I've enjoyed catching up on everyone's journey through this blog. Today is day 13 for me (almost halfway there), but I'm questioning whether I need to add a couple of days on at the end, because I think I probably cheated about five times while we were in Louisiana visiting Hugh's folks. I mean, come on, if a good friend of your husband's family brought over a whole casserole dish of crawfish fettuccine, you'd have a little of it, too, right? Luckily, my mother-in-law was very supportive in my efforts, and had plenty of spinach, chicken, cheese, oranges, tomatoes and beans waiting for me. My mom would have been crushed if we had been visiting her and she couldn't feed her son-in-law lots of really delicious (but really bad-for-you) foods. We did have wonderful visit. Eleanor loved seeing her grandparents, and they loved seeing her.
So last Wednesday was my last day of work, but since we were on the road, today is my first day of feeling unemployed. Luckily I had a meeting this morning, so I did get up, get dressed, and took Eleanor to school. But I'm home now, and I think 7 is going to be much harder here in my house where non-7 foods are constantly talking to me from behind the door of the pantry. The microwave popcorn may be the biggest offender right now. It just sounds so good.
Almost had a meltdown at a Chick-Fil-A in Meridian, Mississippi yesterday. I was playing with Eleanor on the playground and sent Hugh to get our food. He must not have heard my requests, because Eleanor ended up with fried chicken nuggets, waffle fries and apple juice (I had told him grilled nuggets, apple sauce, and milk). He ordered waffle fries for himself, as well (and he's supposed to be doing 7, too). But the straw that broke the camel's back was that he didn't add cheese to my grilled chicken sandwich. I mean, a girl only gets so many pleasures on this 7 fast, and cheese is one of them. I thought I might cry. I'd like to say I had some sort of revelation, prayed, and made more room for God, but instead I ate the two chicken nuggets that Eleanor didn't finish off. I think that = fail.
I admit I'm struggling. I've got the "less of me and my junk" part of Jen Hatmaker's book going (most of the time), but I'm not necessarily feeling the "more of God and His Kingdom" part.

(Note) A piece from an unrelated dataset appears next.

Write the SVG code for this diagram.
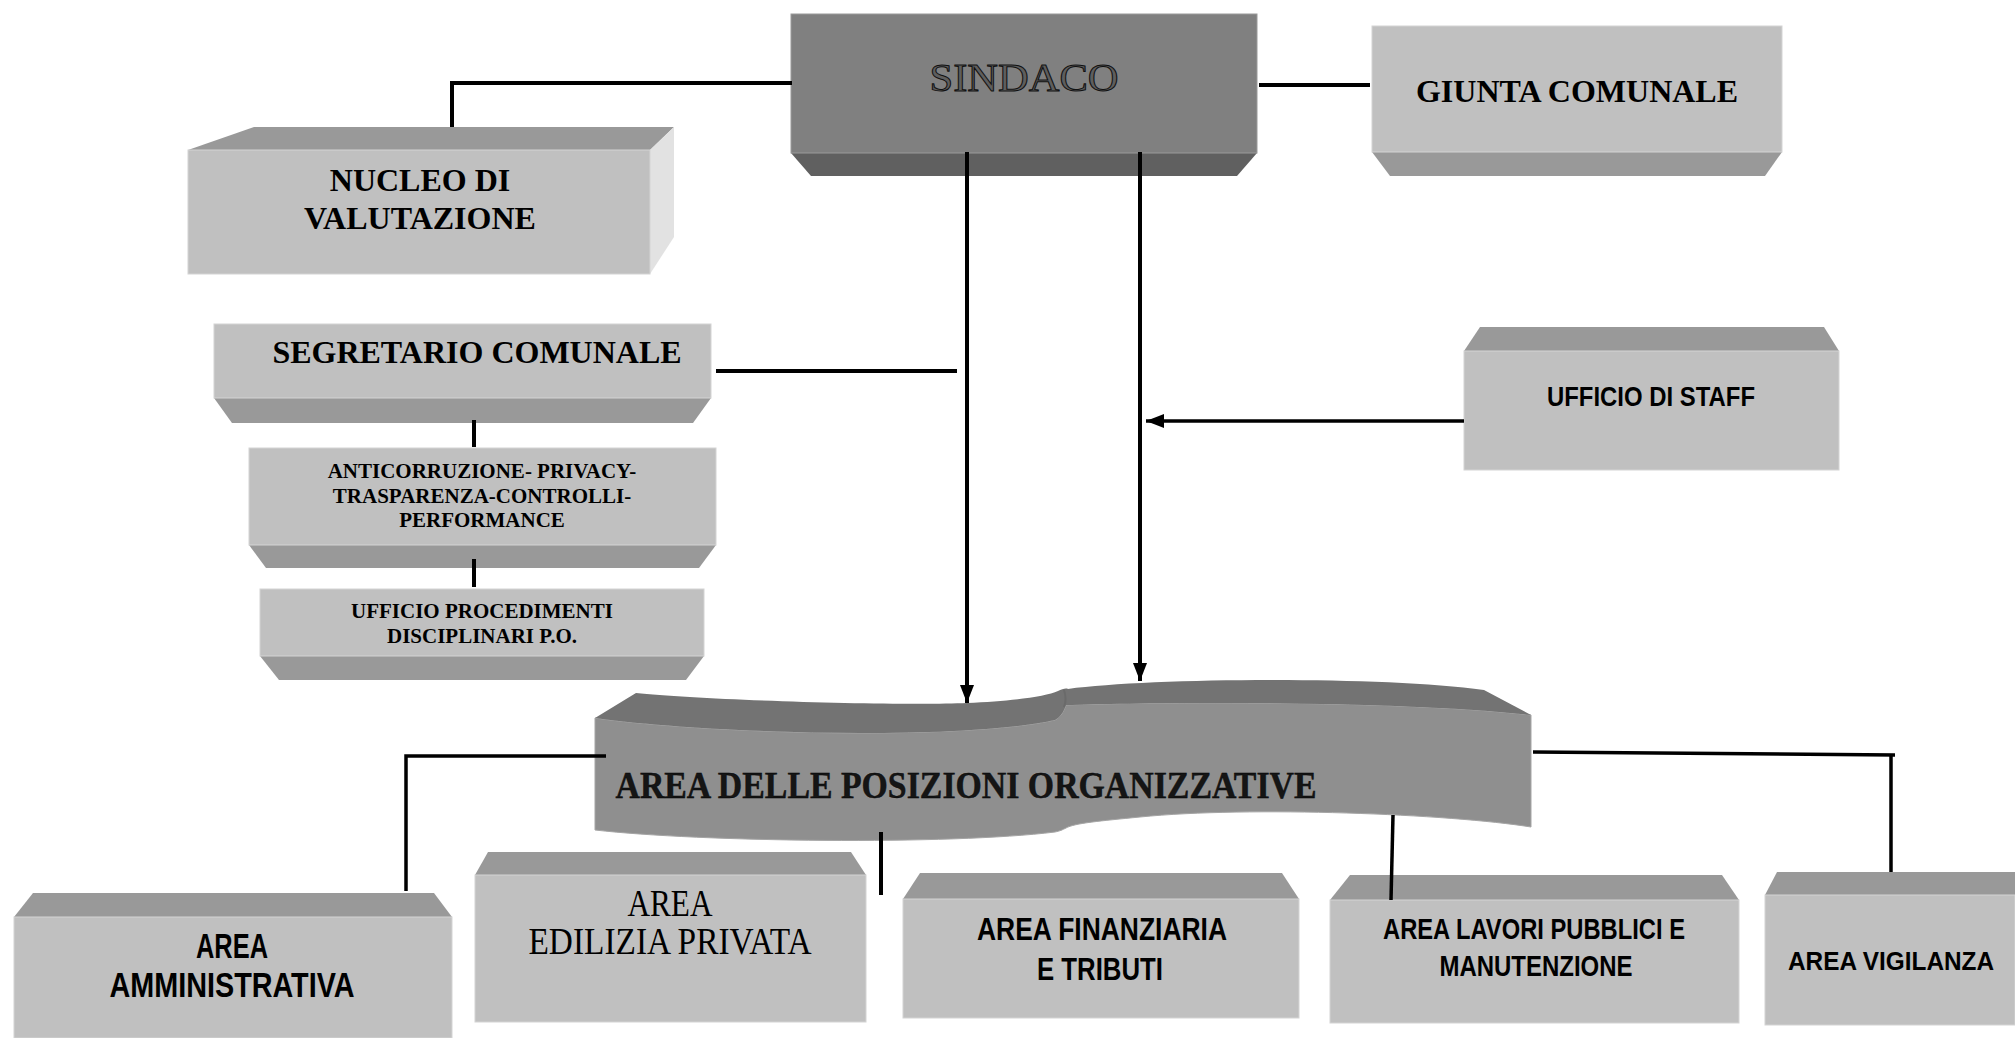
<svg xmlns="http://www.w3.org/2000/svg" width="2015" height="1038" viewBox="0 0 2015 1038">
<style>
.front{fill:#c0c0c0;stroke:#d4d4d4;stroke-width:1}
.face{fill:#999999}
.side{fill:#e2e2e2}
.tb{font-family:"Liberation Serif","Times New Roman",serif;font-weight:bold;fill:#000;text-anchor:middle}
.tr{font-family:"Liberation Serif","Times New Roman",serif;font-weight:normal;fill:#000;text-anchor:middle}
.sb{font-family:"Liberation Sans",Arial,sans-serif;font-weight:bold;fill:#000;text-anchor:middle}
.ln{stroke:#000;stroke-width:4;fill:none}
.ln3{stroke:#000;stroke-width:3.5;fill:none}
</style>
<defs>
<marker id="arr" markerUnits="userSpaceOnUse" markerWidth="18" markerHeight="14" refX="18" refY="7" orient="auto">
<path d="M0,0 L18,7 L0,14 Z" fill="#000"/>
</marker>
</defs>
<rect width="2015" height="1038" fill="#fff"/>

<g id="nucleo">
<polygon class="face" points="188,150 254,127 674,127 650,150"/>
<polygon class="side" points="650,150 674,127 674,237 650,274"/>
<rect class="front" x="188" y="150" width="462" height="124"/>
<text class="tb" x="420" y="191" font-size="32">NUCLEO DI</text>
<text class="tb" x="420" y="229" font-size="32">VALUTAZIONE</text>
</g>

<g id="sindaco">
<polygon fill="#606060" points="791,153 1257,153 1237,176 811,176"/>
<rect x="791" y="14" width="466" height="139" fill="#808080" stroke="#9a9a9a" stroke-width="1"/>
<text x="1024" y="91" font-family="'Liberation Serif','Times New Roman',serif" font-size="40" text-anchor="middle" fill="#5e5e5e" stroke="#111" stroke-width="1" textLength="189" lengthAdjust="spacingAndGlyphs">SINDACO</text>
</g>

<g id="giunta">
<polygon class="face" points="1372,152 1782,152 1765,176 1390,176"/>
<rect class="front" x="1372" y="26" width="410" height="126"/>
<text class="tb" x="1577" y="102" font-size="32">GIUNTA COMUNALE</text>
</g>

<g id="staff">
<polygon class="face" points="1480,327 1824,327 1839,351 1464,351"/>
<rect class="front" x="1464" y="351" width="375" height="119"/>
<text class="sb" x="1651" y="406" font-size="27" textLength="208" lengthAdjust="spacingAndGlyphs">UFFICIO DI STAFF</text>
</g>

<g id="segretario">
<polygon class="face" points="214,398 711,398 693,423 232,423"/>
<rect class="front" x="214" y="324" width="497" height="74"/>
<text class="tb" x="477" y="363" font-size="32">SEGRETARIO COMUNALE</text>
</g>

<g id="anticorruzione">
<polygon class="face" points="249,545 716,545 699,568 266,568"/>
<rect class="front" x="249" y="448" width="467" height="97"/>
<text class="tb" x="482" y="478" font-size="21">ANTICORRUZIONE- PRIVACY-</text>
<text class="tb" x="482" y="503" font-size="21">TRASPARENZA-CONTROLLI-</text>
<text class="tb" x="482" y="527" font-size="21">PERFORMANCE</text>
</g>

<g id="procedimenti">
<polygon class="face" points="260,656 704,656 686,680 279,680"/>
<rect class="front" x="260" y="589" width="444" height="67"/>
<text class="tb" x="482" y="618" font-size="21">UFFICIO PROCEDIMENTI</text>
<text class="tb" x="482" y="643" font-size="21">DISCIPLINARI P.O.</text>
</g>

<g id="area-po">
<path fill="#8f8f8f" stroke="#a5a5a5" stroke-width="1" d="M595,718 C650,726 760,733 860,733 C950,733 1020,728 1055,720 C1062,716 1064,710 1066,705 C1150,702 1400,700 1531,715 L1531,827 C1450,814 1250,806 1140,817 C1100,821 1075,823 1066,828 C1062,830 1060,831 1055,832 C950,845 700,842 595,830 Z"/>
<path fill="#737373" d="M595,718 L636,693 C700,700 900,706 967,703 C1010,701 1045,697 1058,691 C1062,689 1066,688 1068,689 C1150,678 1380,676 1484,690 L1531,715 C1400,700 1150,702 1066,705 C1064,710 1062,716 1055,720 C1020,728 950,733 860,733 C760,733 650,726 595,718 Z"/>
<path d="M1064,690 C1066,696 1066,702 1064,707" stroke="#6a6a6a" stroke-width="2" fill="none"/>
<text x="966" y="798" font-family="'Liberation Serif','Times New Roman',serif" font-weight="bold" font-size="37" text-anchor="middle" fill="#151515" stroke="#000" stroke-width="0.4" textLength="701" lengthAdjust="spacingAndGlyphs">AREA DELLE POSIZIONI ORGANIZZATIVE</text>
</g>

<g id="amministrativa">
<polygon class="face" points="33,893 434,893 452,917 14,917"/>
<rect class="front" x="14" y="917" width="438" height="121"/>
<text class="sb" x="232" y="958" font-size="35" textLength="72" lengthAdjust="spacingAndGlyphs">AREA</text>
<text class="sb" x="232" y="997" font-size="35" textLength="245" lengthAdjust="spacingAndGlyphs">AMMINISTRATIVA</text>
</g>

<g id="edilizia">
<polygon class="face" points="488,852 851,852 866,875 475,875"/>
<rect class="front" x="475" y="875" width="391" height="147"/>
<text class="tr" x="670" y="916" font-size="37" textLength="85" lengthAdjust="spacingAndGlyphs">AREA</text>
<text class="tr" x="670" y="954" font-size="37" textLength="283" lengthAdjust="spacingAndGlyphs">EDILIZIA PRIVATA</text>
</g>

<g id="finanziaria">
<polygon class="face" points="920,873 1282,873 1299,899 903,899"/>
<rect class="front" x="903" y="899" width="396" height="119"/>
<text class="sb" x="1102" y="940" font-size="31" textLength="250" lengthAdjust="spacingAndGlyphs">AREA FINANZIARIA</text>
<text class="sb" x="1100" y="980" font-size="31" textLength="126" lengthAdjust="spacingAndGlyphs">E TRIBUTI</text>
</g>

<g id="lavori">
<polygon class="face" points="1350,875 1722,875 1739,900 1330,900"/>
<rect class="front" x="1330" y="900" width="409" height="123"/>
<text class="sb" x="1534" y="939" font-size="30" textLength="302" lengthAdjust="spacingAndGlyphs">AREA LAVORI PUBBLICI E</text>
<text class="sb" x="1536" y="976" font-size="30" textLength="193" lengthAdjust="spacingAndGlyphs">MANUTENZIONE</text>
</g>

<g id="vigilanza">
<polygon class="face" points="1777,872 2015,872 2015,895 1765,895"/>
<rect class="front" x="1765" y="895" width="250" height="130"/>
<text class="sb" x="1891" y="970" font-size="26" textLength="206" lengthAdjust="spacingAndGlyphs">AREA VIGILANZA</text>
</g>

<g id="connectors">
<path class="ln" d="M452,127 V83 H792"/>
<path class="ln" d="M1259,85 H1370"/>
<path class="ln" d="M716,371 H957"/>
<path class="ln" d="M967,152 V703" marker-end="url(#arr)"/>
<path class="ln" d="M1140,152 V681" marker-end="url(#arr)"/>
<path class="ln3" d="M1464,421 H1146" marker-end="url(#arr)"/>
<path class="ln" d="M474,420 V447"/>
<path class="ln" d="M474,559 V587"/>
<path class="ln3" d="M606,756 H406 V891"/>
<path class="ln3" d="M1533,752 L1895,755"/>
<path class="ln3" d="M1891,754 V872"/>
<path class="ln" d="M881,832 V895"/>
<path class="ln3" d="M1393,815 L1391,900"/>
</g>
</svg>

I do think the Lord continues to reinforce the importance of this message with me. Besides running across the book "The Power of Half," I feel like every devotional I read or sermon I hear is telling me over and over again how consumerism is keeping us from doing God's will in our lives. I have so much, and others have so little. How can I serve others instead of serving myself? I just wish my attitude was more focused on changing my spirit instead of just my diet. I guess I should pray about that, right?
I'd love to meet up with some or all of you girls for a mid-month check-in. Emily V., thanks for the suggestion. My schedule is pretty flexible!